Cabbage is a member of the mustard family and therefore related to turnips, watercress, and radishes. In fact, broccoli, kale, Brussel sprouts, kohlrabi, and cauliflower are different varieties of the same species. There are many types of cabbages to choose from: green, red, Chinese, early maturing, etc. Chinese cabbage comes in the heading or the non-heading (Pak­choi) varieties. There are also cabbages for all seasons, including the late-fall types for fresh green lovers.

What is it used for?

No matter which one you choose, all cabbages are rich in vitamins A, C, and K. The leaves of the cabbage plant are edible. They wrap around one another to form a "head." The inner leaves are protected from the elements and are much more tender than the outer leaves.

Where does it grow? How do we grow it?

Cabbage is normally planted as a transplant and may take 50 to 70 days to reach harvest size. They prefer cool weather, especially during the critical head formation period. Too much heat at this time can greatly lessen the quality of your cabbage.

What are its primary problems?

As mentioned above, cabbages are highly susceptible to heat It is important to watch out for aphids, cabbageworms, cabbage loopers, flea beetles, and cabbage root maggots. Plants are prone to Altemaria leaf blight, clubroot, downy mildew, and white mold.

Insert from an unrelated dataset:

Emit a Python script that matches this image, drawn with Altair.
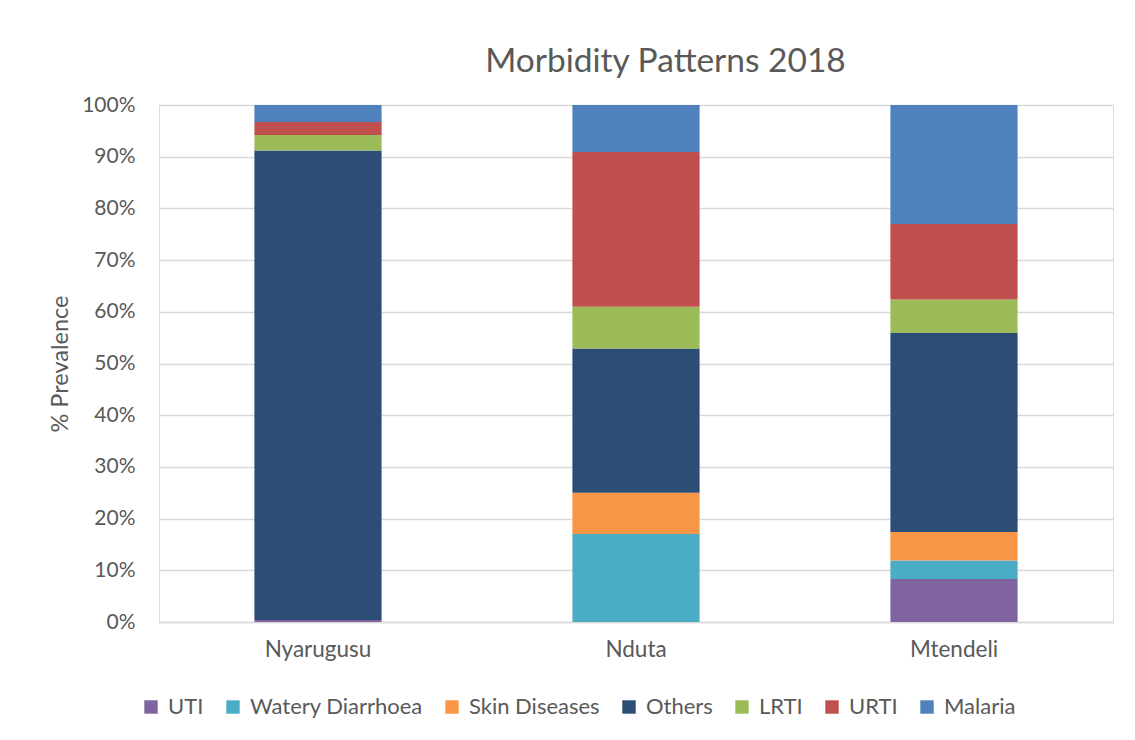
import altair as alt
import pandas as pd

camps = ["Nyarugusu", "Nduta", "Mtendeli"]
diseases = ["UTI", "Watery Diarrhoea", "Skin Diseases", "Others", "LRTI", "URTI", "Malaria"]
colors = ["#8064A2", "#4BACC6", "#F79646", "#2C4D75", "#9BBB59", "#C0504D", "#4F81BD"]

# % prevalence per camp, in the order of `diseases`
nyarugusu = [0.4, 0.0, 0.0, 90.8, 3.0, 2.5, 3.3]
nduta = [0.0, 17.0, 8.0, 27.9, 8.1, 29.9, 9.1]
mtendeli = [8.3, 3.6, 5.5, 38.5, 6.5, 14.6, 23.0]

y_ticks = [0, 10, 20, 30, 40, 50, 60, 70, 80, 90, 100]

rows = []
for camp, vals in zip(camps, [nyarugusu, nduta, mtendeli]):
    for i, (d, v) in enumerate(zip(diseases, vals)):
        if v > 0:
            rows.append({"camp": camp, "disease": d, "value": v, "order": i})
df = pd.DataFrame(rows)

FONT = "Lato"
GRAY = "#595959"

chart = (
    alt.Chart(df)
    .mark_bar()
    .encode(
        x=alt.X(
            "camp:N",
            sort=camps,
            scale=alt.Scale(paddingInner=0.6, paddingOuter=0.3),
            axis=alt.Axis(
                title=None,
                labelAngle=0,
                ticks=False,
                labelPadding=16,
                labelFontSize=22.5,
                labelColor=GRAY,
                labelFont=FONT,
                domainColor="#D9D9D9",
                domainWidth=1.5,
                grid=False,
            ),
        ),
        y=alt.Y(
            "value:Q",
            stack="zero",
            scale=alt.Scale(domain=[0, 100], nice=False),
            axis=alt.Axis(
                values=y_ticks,
                labelExpr="datum.value + '%'",
                ticks=False,
                domain=False,
                labelPadding=24,
                labelFontSize=21,
                labelColor=GRAY,
                labelFont=FONT,
                gridColor="#D9D9D9",
                gridWidth=1.5,
                title="% Prevalence",
                titleFont=FONT,
                titleFontSize=23.5,
                titleFontWeight="normal",
                titleColor=GRAY,
                titleX=-99,
                titleY=258.5,
                titleAngle=-90,
                titleAlign="center",
                titleBaseline="middle",
            ),
        ),
        color=alt.Color(
            "disease:N",
            scale=alt.Scale(domain=diseases, range=colors),
            legend=alt.Legend(
                title=None,
                orient="none",
                direction="horizontal",
                columns=7,
                legendX=-19,
                legendY=591,
                symbolType="square",
                symbolSize=180,
                symbolStrokeWidth=0,
                symbolOpacity=1,
                labelFont=FONT,
                labelFontSize=22,
                labelColor=GRAY,
                labelOffset=6,
                labelLimit=0,
                columnPadding=18,
            ),
        ),
        order=alt.Order("order:Q", sort="ascending"),
    )
    .properties(
        width=954,
        height=517,
        autosize=alt.AutoSizeParams(type="none"),
        padding={"left": 151, "top": 97, "right": 14, "bottom": 110},
        title=alt.TitleParams(
            "Morbidity Patterns 2018",
            font=FONT,
            fontSize=33.5,
            fontWeight="normal",
            color=GRAY,
            anchor="middle",
            frame="group",
            dx=29.5,
            offset=15,
        ),
    )
    .configure_view(stroke=None)
    .configure(background="white")
)

chart.save("out.html", embed_options={"renderer": "svg", "actions": False})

Marigolds and anise planted in the cabbage rows may reduce the number of cabbageworms.

How do we propagate it?

Cabbages are planted as a transplant. Get the beds ready 2-3 weeks beforehand with a big heap of compost. The best time to plant your transplant is on a cloudy day to avoid too much stress on the young plant.

How do we harvest and store it?

Time of harvest depends upon the weather. Size is usually the best way to judge whether a cabbage can be picked. Optimum sizes for particular varieties are given on the seed packet, but usually softball size is good. Heads should be hard and solid to the touch, and surrounded by wrapper leaves, at harvest time. The wrapper leaves provide support for the head. Cut the heads off just above the root crown with a sharp knife. Take the rosette leaves along with the head and handle these outer leaves only.

Soak the head in water or salt water to remove any hiding worms and soil particles. Keep the cabbage at 32 degrees F. The leaves will quickly wilt if not kept cool and moist. The best storage conditions are in a plastic bag in a refrigerator.